## Start MATERIAL PROVIDED

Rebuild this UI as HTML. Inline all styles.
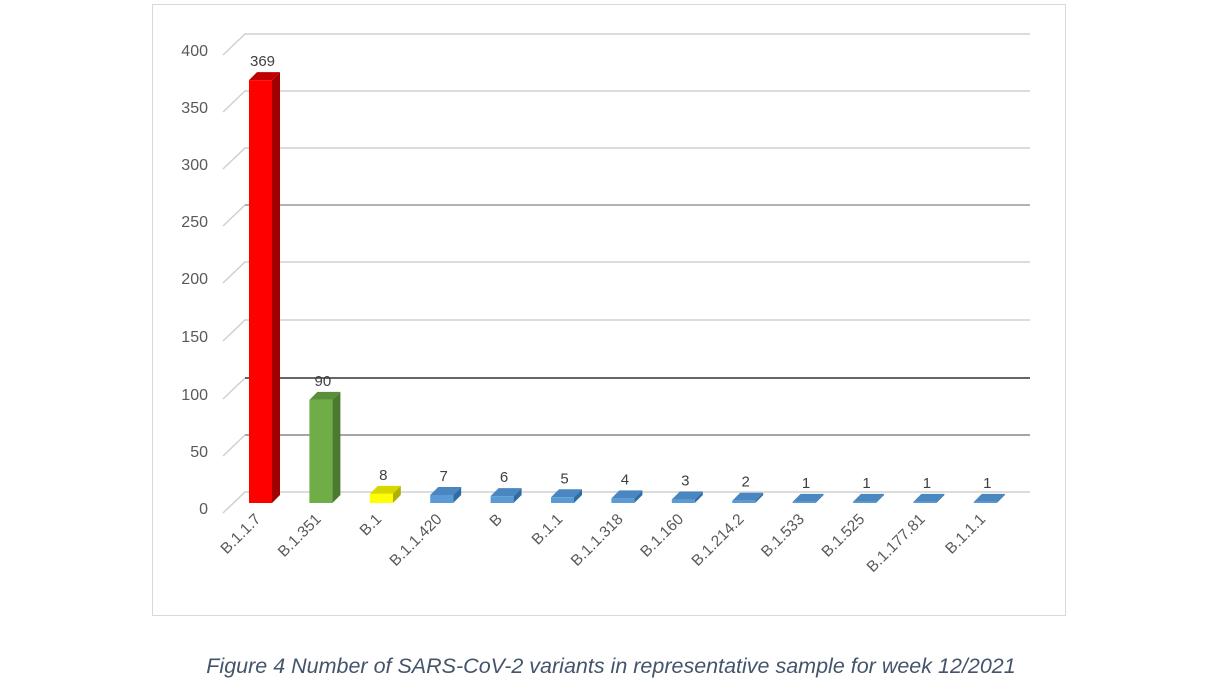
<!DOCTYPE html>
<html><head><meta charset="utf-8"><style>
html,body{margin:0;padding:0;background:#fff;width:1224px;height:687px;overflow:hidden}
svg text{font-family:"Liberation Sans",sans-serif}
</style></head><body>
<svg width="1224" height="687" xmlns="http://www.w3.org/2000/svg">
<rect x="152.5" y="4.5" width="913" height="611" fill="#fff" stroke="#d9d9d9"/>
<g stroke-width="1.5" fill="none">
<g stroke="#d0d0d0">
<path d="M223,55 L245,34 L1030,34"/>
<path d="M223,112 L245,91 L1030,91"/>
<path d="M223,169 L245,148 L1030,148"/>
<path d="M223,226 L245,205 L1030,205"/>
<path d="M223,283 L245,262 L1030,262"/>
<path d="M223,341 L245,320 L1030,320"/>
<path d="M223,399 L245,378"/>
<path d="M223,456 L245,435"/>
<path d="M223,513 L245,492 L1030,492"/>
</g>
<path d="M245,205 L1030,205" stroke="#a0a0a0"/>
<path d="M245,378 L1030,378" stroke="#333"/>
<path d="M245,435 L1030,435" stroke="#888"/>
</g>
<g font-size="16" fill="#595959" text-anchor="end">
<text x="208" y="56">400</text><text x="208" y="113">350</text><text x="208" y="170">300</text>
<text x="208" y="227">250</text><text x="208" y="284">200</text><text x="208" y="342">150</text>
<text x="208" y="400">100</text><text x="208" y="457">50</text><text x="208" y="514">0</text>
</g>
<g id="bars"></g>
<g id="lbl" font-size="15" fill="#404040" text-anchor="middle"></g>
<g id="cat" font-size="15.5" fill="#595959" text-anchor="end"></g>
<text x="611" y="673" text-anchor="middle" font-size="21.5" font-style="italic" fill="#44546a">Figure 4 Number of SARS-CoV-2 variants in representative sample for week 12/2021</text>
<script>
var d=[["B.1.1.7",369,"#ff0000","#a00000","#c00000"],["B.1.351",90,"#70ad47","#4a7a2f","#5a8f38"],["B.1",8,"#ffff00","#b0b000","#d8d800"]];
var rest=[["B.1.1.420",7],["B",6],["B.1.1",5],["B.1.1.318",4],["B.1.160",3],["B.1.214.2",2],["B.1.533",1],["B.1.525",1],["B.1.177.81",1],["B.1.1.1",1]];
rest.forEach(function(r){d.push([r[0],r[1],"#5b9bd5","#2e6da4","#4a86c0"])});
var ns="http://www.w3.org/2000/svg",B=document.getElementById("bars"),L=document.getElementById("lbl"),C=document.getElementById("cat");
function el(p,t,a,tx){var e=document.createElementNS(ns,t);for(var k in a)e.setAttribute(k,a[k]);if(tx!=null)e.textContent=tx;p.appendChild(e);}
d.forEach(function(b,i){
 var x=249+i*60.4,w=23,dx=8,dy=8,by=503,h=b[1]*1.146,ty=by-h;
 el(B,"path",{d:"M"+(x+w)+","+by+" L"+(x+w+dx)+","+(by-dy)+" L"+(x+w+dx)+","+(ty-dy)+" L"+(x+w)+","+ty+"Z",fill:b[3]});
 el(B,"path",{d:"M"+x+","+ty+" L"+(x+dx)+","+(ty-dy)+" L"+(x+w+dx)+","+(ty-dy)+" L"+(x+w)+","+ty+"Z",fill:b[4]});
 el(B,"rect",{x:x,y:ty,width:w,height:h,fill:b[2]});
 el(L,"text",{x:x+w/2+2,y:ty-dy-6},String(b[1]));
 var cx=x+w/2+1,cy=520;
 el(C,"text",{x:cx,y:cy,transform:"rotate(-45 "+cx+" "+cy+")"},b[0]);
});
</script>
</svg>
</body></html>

## End MATERIAL PROVIDED

SHORT TASK = Every line of text is to be repeated exactly; pictures are left out.

RESPONSE FOR THIS EXERCISE =
Rebuild this UI as HTML. Inline all styles.
<!DOCTYPE html>
<html><head><meta charset="utf-8"><style>
html,body{margin:0;padding:0;background:#fff;width:1224px;height:687px;overflow:hidden}
svg text{font-family:"Liberation Sans",sans-serif}
</style></head><body>
<svg width="1224" height="687" xmlns="http://www.w3.org/2000/svg">
<rect x="152.5" y="4.5" width="913" height="611" fill="#fff" stroke="#d9d9d9"/>
<g stroke-width="1.5" fill="none">
<g stroke="#d0d0d0">
<path d="M223,55 L245,34 L1030,34"/>
<path d="M223,112 L245,91 L1030,91"/>
<path d="M223,169 L245,148 L1030,148"/>
<path d="M223,226 L245,205 L1030,205"/>
<path d="M223,283 L245,262 L1030,262"/>
<path d="M223,341 L245,320 L1030,320"/>
<path d="M223,399 L245,378"/>
<path d="M223,456 L245,435"/>
<path d="M223,513 L245,492 L1030,492"/>
</g>
<path d="M245,205 L1030,205" stroke="#a0a0a0"/>
<path d="M245,378 L1030,378" stroke="#333"/>
<path d="M245,435 L1030,435" stroke="#888"/>
</g>
<g font-size="16" fill="#595959" text-anchor="end">
<text x="208" y="56">400</text><text x="208" y="113">350</text><text x="208" y="170">300</text>
<text x="208" y="227">250</text><text x="208" y="284">200</text><text x="208" y="342">150</text>
<text x="208" y="400">100</text><text x="208" y="457">50</text><text x="208" y="514">0</text>
</g>
<g id="bars"></g>
<g id="lbl" font-size="15" fill="#404040" text-anchor="middle"></g>
<g id="cat" font-size="15.5" fill="#595959" text-anchor="end"></g>
<text x="611" y="673" text-anchor="middle" font-size="21.5" font-style="italic" fill="#44546a">Figure 4 Number of SARS-CoV-2 variants in representative sample for week 12/2021</text>
<script>
var d=[["B.1.1.7",369,"#ff0000","#a00000","#c00000"],["B.1.351",90,"#70ad47","#4a7a2f","#5a8f38"],["B.1",8,"#ffff00","#b0b000","#d8d800"]];
var rest=[["B.1.1.420",7],["B",6],["B.1.1",5],["B.1.1.318",4],["B.1.160",3],["B.1.214.2",2],["B.1.533",1],["B.1.525",1],["B.1.177.81",1],["B.1.1.1",1]];
rest.forEach(function(r){d.push([r[0],r[1],"#5b9bd5","#2e6da4","#4a86c0"])});
var ns="http://www.w3.org/2000/svg",B=document.getElementById("bars"),L=document.getElementById("lbl"),C=document.getElementById("cat");
function el(p,t,a,tx){var e=document.createElementNS(ns,t);for(var k in a)e.setAttribute(k,a[k]);if(tx!=null)e.textContent=tx;p.appendChild(e);}
d.forEach(function(b,i){
 var x=249+i*60.4,w=23,dx=8,dy=8,by=503,h=b[1]*1.146,ty=by-h;
 el(B,"path",{d:"M"+(x+w)+","+by+" L"+(x+w+dx)+","+(by-dy)+" L"+(x+w+dx)+","+(ty-dy)+" L"+(x+w)+","+ty+"Z",fill:b[3]});
 el(B,"path",{d:"M"+x+","+ty+" L"+(x+dx)+","+(ty-dy)+" L"+(x+w+dx)+","+(ty-dy)+" L"+(x+w)+","+ty+"Z",fill:b[4]});
 el(B,"rect",{x:x,y:ty,width:w,height:h,fill:b[2]});
 el(L,"text",{x:x+w/2+2,y:ty-dy-6},String(b[1]));
 var cx=x+w/2+1,cy=520;
 el(C,"text",{x:cx,y:cy,transform:"rotate(-45 "+cx+" "+cy+")"},b[0]);
});
</script>
</svg>
</body></html>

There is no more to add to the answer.